US | 2017 | Directed by Nicolas Pesce
Logline: A rookie serial killer sets up in a hotel room with his next murder rehearsed only to find himself in over his head after his intended victim upsets his plans.
Based on the novel of the same name by Japanese author and filmmaker Ryū Murakami, Nicolas Pesce takes the guts of the book, the sadomasochistic proclivities, sexual anguish, intense neurosis, acute anxiety, and exquisite agony, and fashions an utterly gorgeous and deliberately frustrating paean to the giallo movies of the late 70s/early 80s, especially the work of Dario Argento. It’s hard candy for cinephiles, and for anyone else, it’s likely to leave a sour taste in the mouth.
Reed (Christopher Abbott) is a man on the edge of the abyss. Married to lovely Mona (Laia Costa), they have an infant child, and live in an apartment in what feels like a vaguely alternate universe New York (or maybe it’s Nu-TokYo-rk). Reed is struggling with the diabolical urge to stab his baby boy with an ice pick. His wife seems none the wiser to her husband’s inner turmoil. Reed leaves on a “business trip” and sets up murder shop in a hotel, meticulously rehearsing his obsessive homicidal desires. His little red book is full of notes. But the first glitch arrives, as his arranged hooker is not available. Reed accepts the substitute, Jackie (Mia Wasikowska), who arrives, demands a stiff drink, briefly masturbates, and then excuses herself to take a long shower.

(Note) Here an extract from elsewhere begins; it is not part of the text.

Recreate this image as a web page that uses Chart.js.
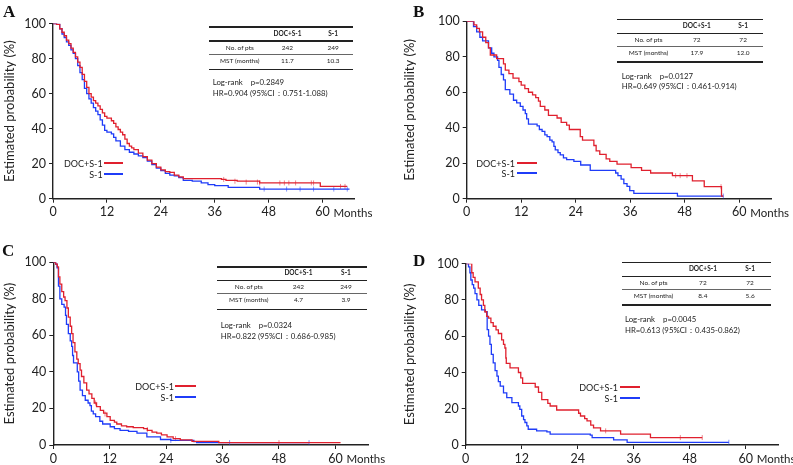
<!DOCTYPE html>
<html>
<head>
<meta charset="utf-8">
<script src="https://cdn.jsdelivr.net/npm/chart.js@4/dist/chart.umd.min.js"></script>
<style>
body { margin: 0; background: #fff; width: 793px; height: 465px; position: relative; overflow: hidden; font-family: Lato, "Open Sans", sans-serif; color: #222; }
canvas { position: absolute; }
.t { position: absolute; white-space: nowrap; line-height: 1; transform: translateY(-50%); }
.hl { position: absolute; background: #222; }
.letter { position: absolute; font-family: "Liberation Serif", serif; font-weight: bold; font-size: 17px; line-height: 1; color: #111; }
</style>
</head>
<body>
<script>
// Kaplan-Meier curves: [month, survival %]
// A: overall survival, all patients
const osAllDoc = [[0,100],[0.8,99.5],[1.5,97],[2,95],[2.5,93],[3,90.5],[3.5,88.5],[4,86],[4.5,83.5],[5,81],[5.5,78],[6,75],[6.5,71],[7,67],[7.5,63.5],[8,60],[8.5,58],[9,56],[9.5,54.5],[10,53],[10.5,51],[11,49],[11.5,47],[12,46],[13,44.5],[13.5,43],[14,41],[14.5,39.5],[15,38],[15.5,36.5],[16,34],[16.5,31.5],[17,30],[17.5,29],[18,28],[19,26],[20,24],[21,22],[22,20],[23,18],[24,16.5],[25,15.5],[26,15],[27,13.5],[28,12.5],[29,11.5],[37.5,11],[38.5,10.5],[41,10],[46,9],[59.5,7],[65.5,7]];
const osAllS1 = [[0,100],[0.8,99.5],[1.5,97],[2,94],[2.5,92],[3,89.5],[3.5,87.5],[4,85],[4.5,83],[5,80],[5.5,76],[6,72],[6.5,68],[7,63],[7.5,60],[8,57],[8.5,54.5],[9,52],[9.5,50],[10,48],[10.5,45],[11,42],[11.5,39],[12,38],[13,37],[13.5,35],[14,33],[15,30],[16,28],[17,26.5],[18,25.5],[19,24.5],[20,23.5],[21,21.5],[22,19.5],[23,17.5],[24,16],[25,14.5],[26,13.5],[27,13],[28,12],[29,10.5],[31,10],[33,9],[34.5,8],[36,7.5],[39,6.5],[46,5.5],[66,5.5]];
// B: overall survival, subgroup
const osSubDoc = [[0,100],[1.6,98],[2.2,96],[2.8,94],[3.5,91],[4.2,88],[4.8,85],[5.2,81],[6.6,79],[8.1,76],[8.5,72.5],[9.3,70.5],[10.2,68],[11.5,66],[12,64],[12.8,62],[13.6,60],[14.5,58.5],[15.2,57],[15.8,55],[16.2,52],[17.2,50],[18,47],[19.9,45.5],[20.8,43],[22,41.5],[22.6,39],[25,35],[25.5,33],[28,30],[28.5,27],[29.3,25],[30.7,22.5],[31.5,21],[33.1,19.5],[36.2,17.5],[38.5,16],[40.5,14.5],[45.3,13],[49.7,10],[52.3,6.8],[56.1,1.5],[56.5,1.5]];
const osSubS1 = [[0,100],[1.5,97],[2.2,94],[2.9,91],[3.5,89],[4.8,85],[5.5,82],[6,80],[6.8,78],[7.1,74],[7.6,70],[8.1,67],[8.5,61.5],[9.5,59],[10.3,55.5],[11,54],[11.8,52],[12.4,50],[12.9,48],[13.2,45],[13.6,42],[15.5,41],[16,39],[16.6,38],[17.2,36],[17.7,35],[18.3,33],[18.8,32],[19.2,29.5],[19.5,27.5],[20.1,26],[20.6,24.7],[21.3,23],[22,22],[23.6,21],[25.1,19],[27.2,16],[32.8,14.5],[33.3,13],[34,11],[34.6,8.5],[35.3,7],[35.9,4.5],[36.8,3],[46.4,1.5],[56.5,1.5]];
// C: progression-free survival, all patients
const pfsAllDoc = [[0,100],[0.5,99],[0.85,97.5],[1.1,92],[1.4,88],[1.8,84],[2.2,81],[2.5,79],[2.9,75],[3.2,70],[3.6,65],[3.9,61],[4.2,56],[4.6,51],[5,47],[5.3,44.5],[5.7,41],[6,37.5],[6.5,34],[7.1,30],[7.6,28],[8.2,25.5],[8.7,23],[9.2,21],[10,19],[10.7,17.5],[11.4,15.5],[12.1,13.5],[13,12.5],[13.5,11.5],[14.5,10.5],[15.6,10],[17,9.5],[19.2,9],[20,8],[21,7],[22,6.5],[23,5.5],[24.2,4.5],[25.5,3.5],[27,2.8],[29.5,2],[35.2,1.3],[61.1,1.3]];
const pfsAllS1 = [[0,100],[0.5,99],[0.8,97],[1.1,87],[1.4,80],[1.8,77],[2.3,75.5],[2.6,71],[2.8,66],[3.2,61],[3.6,57],[3.9,54],[4.1,49],[4.3,45],[5.1,40],[5.4,35],[5.7,30],[6.2,27],[6.8,24.5],[7.4,23],[7.8,21.5],[8.1,18.5],[8.5,17],[9,15.5],[9.9,13],[10.5,11.5],[12.1,10],[13,9],[14.2,8],[16,7.5],[17.8,6.5],[19.9,4.5],[22.8,3],[25,2.5],[29.9,1.8],[30.5,1.3],[54.4,1.3]];
// D: progression-free survival, subgroup
const pfsSubDoc = [[0,100],[1.05,100],[1.3,95],[1.6,92.5],[2,90],[2.7,86.5],[3.1,83],[3.4,80],[3.8,77],[4.1,73.5],[4.5,71],[4.9,70],[5.4,67.5],[5.9,65.5],[6.5,63.5],[7,61.5],[7.7,58],[8.1,55.5],[8.4,53.5],[8.6,48],[8.7,45],[9.5,42.5],[11.3,40],[11.8,37],[12.2,34],[14.9,32],[15.6,29],[16.3,25],[17.6,23],[18.1,21.5],[19.5,19.3],[24.2,17.5],[24.6,16],[25.5,14.5],[26,13.3],[26.8,11],[27.4,9.5],[28.9,7.8],[33.2,6],[39.6,4.1],[50.7,4.1]];
const pfsSubS1 = [[0,100],[0.6,98.3],[0.9,95],[1.1,91],[1.4,88.5],[1.7,86.5],[2,83.5],[2.4,80],[2.8,77],[3.4,74.5],[4.2,73.5],[4.6,63.6],[4.9,60],[5.2,55.5],[5.5,50],[5.9,45.3],[6.3,41],[6.7,38],[7,35],[7.4,32.5],[8.1,28.8],[8.8,26.1],[9.9,23.4],[11.3,21.5],[11.6,19.7],[12,16],[12.4,14],[12.7,12.4],[13.1,10.5],[13.4,8.7],[15.2,7.8],[17.4,7.2],[18.1,6],[26.7,5.5],[27.1,4.1],[31.7,2.8],[34.6,1.5],[56.4,1.5]];

// censor marks
const censorA = [[[38,11],[40.5,10],[43,9.5],[45.5,9.5],[46,9],[50.5,9],[51.5,9],[52.5,9],[54,9],[57.5,9],[58,9],[64,7],[65,7]], [[47,5.5],[52,5.5],[55,5.5],[58,5.5],[62.5,5.5],[65.5,5.5]]];
const censorB = [[[46,13],[47,13],[48.5,13],[56,6.8]], [[56.5,1.5]]];
const censorC = [[[9,23],[11,17],[20,8.5],[26,3.5],[48,1.3]], [[25,2.5],[37.5,1.3],[54.4,1.3]]];
const censorD = [[[30,7.8],[46,4.1],[50.7,4.1]], [[56.4,1.5]]];

const seriesNames = ['DOC+S-1', 'S-1'];
const rowNames = ['No. of  pts', 'MST (months)'];
const patients = [[242, 249], [72, 72], [242, 249], [72, 72]];
const mst = [['11.7', '10.3'], ['17.9', '12.0'], ['4.7', '3.9'], ['8.4', '5.6']];
const logRankP = ['0.2849', '0.0127', '0.0324', '0.0045'];
const hrText = ['HR=0.904 (95%CI\uff1a0.751-1.088)', 'HR=0.649 (95%CI\uff1a0.461-0.914)', 'HR=0.822 (95%CI\uff1a0.686-0.985)', 'HR=0.613 (95%CI\uff1a0.435-0.862)'];
const xTicks = [0, 12, 24, 36, 48, 60];
const yTicks = [0, 20, 40, 60, 80, 100];

const RED = '#e0202e';
const BLUE = '#1f3cf8';

// placement of each panel on the page (box = canvas, area = plot area)
const panels = [
    { letter: 'A', lx: 3, ly: 3, box: [0, 0, 400, 230], area: [53, 23.5, 354, 198.7], table: [209, 27, 144], stats: [212.7, 83.3, 94.3], legend: [102.7, 163.3, 174, 104, 123], doc: osAllDoc, s1: osAllS1, cens: censorA },
    { letter: 'B', lx: 413, ly: 2.5, box: [400, 0, 393, 230], area: [466.7, 21.3, 771, 198.7], table: [617.3, 19.3, 146], stats: [621.7, 76.7, 87.3], legend: [515, 162.7, 173.3, 516.7, 536.7], doc: osSubDoc, s1: osSubS1, cens: censorB },
    { letter: 'C', lx: 2, ly: 241.5, box: [0, 230, 400, 235], area: [53.3, 262.3, 368.3, 445], table: [216.7, 266.7, 150], stats: [220.7, 325.7, 337.3], legend: [174, 385.7, 396.7, 174.5, 196], doc: pfsAllDoc, s1: pfsAllS1, cens: censorC },
    { letter: 'D', lx: 413, ly: 251.5, box: [400, 230, 393, 235], area: [465.7, 263.7, 778.3, 445], table: [621.7, 262.3, 149], stats: [625, 320, 330.7], legend: [618, 386.7, 397.7, 620, 640], doc: pfsSubDoc, s1: pfsSubS1, cens: censorD },
];

function toXY(arr) {
    return arr.map(d => ({ x: d[0], y: d[1] }));
}

function addText(txt, x, y, css) {
    var d = document.createElement('div');
    d.className = 't';
    d.textContent = txt;
    d.style.left = x + 'px';
    d.style.top = y + 'px';
    Object.assign(d.style, css || {});
    document.body.appendChild(d);
    return d;
}

function addLine(x, y, w, h, color) {
    var d = document.createElement('div');
    d.className = 'hl';
    d.style.left = x + 'px';
    d.style.top = y + 'px';
    d.style.width = w + 'px';
    d.style.height = h + 'px';
    if (color) d.style.background = color;
    document.body.appendChild(d);
}

// "Months" next to the last tick label
const monthsLabel = {
    id: 'monthsLabel',
    afterDraw(chart) {
        var ctx = chart.ctx, xs = chart.scales.x;
        ctx.save();
        ctx.font = '11.5px Lato';
        ctx.fillStyle = '#222';
        ctx.textBaseline = 'middle';
        ctx.fillText('Months', xs.getPixelForValue(60) + 11, chart.chartArea.bottom + 14.5);
        ctx.restore();
    }
};

function makePanel(p, i) {
    var b = p.box, a = p.area;
    var c = document.createElement('canvas');
    c.width = b[2];
    c.height = b[3];
    c.style.left = b[0] + 'px';
    c.style.top = b[1] + 'px';
    document.body.appendChild(c);

    var curve = (data, color) => ({
        data: toXY(data), borderColor: color, borderWidth: 1.3, pointRadius: 0,
        stepped: 'before', fill: false, borderJoinStyle: 'miter'
    });
    var marks = (data, color) => ({
        data: toXY(data), showLine: false, pointStyle: 'line', pointRotation: 90,
        pointRadius: 2.5, pointBorderColor: color, pointBorderWidth: 1, borderColor: color
    });

    new Chart(c, {
        type: 'line',
        data: {
            datasets: [
                curve(p.doc, RED),
                curve(p.s1, BLUE),
                marks(p.cens[0], 'rgba(224,32,46,0.55)'),
                marks(p.cens[1], 'rgba(31,60,248,0.55)')
            ]
        },
        options: {
            responsive: false,
            animation: false,
            layout: { padding: { top: a[1] - b[1], right: b[0] + b[2] - a[2], left: 0, bottom: 0 } },
            plugins: { legend: { display: false }, tooltip: { enabled: false } },
            scales: {
                x: {
                    type: 'linear', min: 0, max: 67,
                    afterFit: s => { s.height = b[1] + b[3] - a[3]; },
                    afterBuildTicks: s => { s.ticks = xTicks.map(v => ({ value: v })); },
                    ticks: { color: '#222', font: { family: 'Lato', size: 12.5 }, padding: 2, maxRotation: 0 },
                    grid: { drawOnChartArea: false, tickLength: 4, color: '#222', lineWidth: 1 },
                    border: { color: '#222', width: 1.4 }
                },
                y: {
                    min: 0, max: 100,
                    afterFit: s => { s.width = a[0] - b[0]; },
                    afterBuildTicks: s => { s.ticks = yTicks.map(v => ({ value: v })); },
                    ticks: { color: '#222', font: { family: 'Lato', size: 12.5 }, padding: 3 },
                    grid: { drawOnChartArea: false, tickLength: 4, color: '#222', lineWidth: 1 },
                    border: { color: '#222', width: 1.4 },
                    title: { display: true, text: 'Estimated probability (%)', color: '#222', font: { family: 'Lato', size: 13 }, padding: { top: 2, bottom: 0 } }
                }
            }
        },
        plugins: [monthsLabel]
    });

    // panel letter
    var L = document.createElement('div');
    L.className = 'letter';
    L.textContent = p.letter;
    L.style.left = p.lx + 'px';
    L.style.top = p.ly + 'px';
    document.body.appendChild(L);

    // summary table
    var tx = p.table[0], ty = p.table[1], tw = p.table[2];
    var cols = [0.214, 0.545, 0.862].map(f => tx + f * tw);
    var small = { fontSize: '6.5px', transform: 'translate(-50%,-50%)' };
    addLine(tx, ty - 0.7, tw, 1.5);
    addText(seriesNames[0], cols[1], ty + 6.7, Object.assign({}, small, { fontWeight: 'bold' }));
    addText(seriesNames[1], cols[2], ty + 6.7, Object.assign({}, small, { fontWeight: 'bold' }));
    addLine(tx, ty + 13.3, tw, 1.4);
    addText(rowNames[0], cols[0], ty + 20.5, small);
    addText(String(patients[i][0]), cols[1], ty + 20.5, small);
    addText(String(patients[i][1]), cols[2], ty + 20.5, small);
    addLine(tx, ty + 26.5, tw, 0.6, '#666');
    addText(rowNames[1], cols[0], ty + 33.5, small);
    addText(mst[i][0], cols[1], ty + 33.5, small);
    addText(mst[i][1], cols[2], ty + 33.5, small);
    addLine(tx, ty + 41.8, tw, 1.5);

    // log-rank and hazard ratio
    var st = { fontSize: '7.8px' };
    addText('Log-rank\u00a0\u00a0\u00a0\u00a0p=' + logRankP[i], p.stats[0], p.stats[1], st);
    addText(hrText[i], p.stats[0], p.stats[2], st);

    // legend: label then line
    var lg = p.legend;
    var lt = { fontSize: '9px', transform: 'translate(-100%,-50%)' };
    addText(seriesNames[0], lg[0], lg[1], lt);
    addLine(lg[3], lg[1] - 1, lg[4] - lg[3], 2, RED);
    addText(seriesNames[1], lg[0], lg[2], lt);
    addLine(lg[3], lg[2] - 1, lg[4] - lg[3], 2, BLUE);
}

panels.forEach(makePanel);
</script>
</body>
</html>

Reed’s perfectly planned murder set piece is not going quite to plan. But it’s going to get a lot more askew - and a fuck more painful - before the night is through.
One could view Piercing as a kind of psychosexual chamber piece. Essentially a two-hander, and almost entirely set in just three rooms; the Reed apartment, Reed’s hotel room, and Jackie’s apartment, with the single exterior scene outside a hospital looking more like a set, and the cityscape montage that bookends the movie utilizing miniatures, Piercing is a blackly comic (oh, so dark) study of deviance and duplicity that could easily have fallen into the trappings and limitations of filmed theatre, but with Pesce’s precise command of mise-en-scene (including split-screen), profondo rosso cinematography, and heavily stylised production design, the inherent claustrophobia is hardly apparent.
Superb performances from Abbott and Wasikowska (easily my fave of hers) as protagonist/antagonist/nemesis intertwined. Costa (who was terrific as the lead in Victoria, but in a small role here) plays perfect soft warm counterpart to the cold façades of Reed and Jackie, and a nod must be made to Maria Dizzia as Reed’s first victim. Also excellent is the special effects makeup from Michael Marino and Michael Fontaine (even if we didn’t get the final money shot we were expecting!)
The entirely retro-sourced soundtrack is a curious one, with its dubious inclusion of several well-known cult classic cues from Argento’s Deep Red (during Jackie’s initial cab ride) and Tenebre (over the end credits), whilst several Bruno Nicolai pieces are used throughout. Of course these pieces of music sound fabulous, but in the new context, for those familiar with them, they become distracting. I’m reminded of Tarantino’s use of Moroder & Bowie’s “Cat People” in Inglorious Basterds, which rubbed me up the wrong way. But I’m nitpicking, as Piercing definitely delivers – and teases wickedly – in macabre delight, it’s likely to be one of my year’s favourites.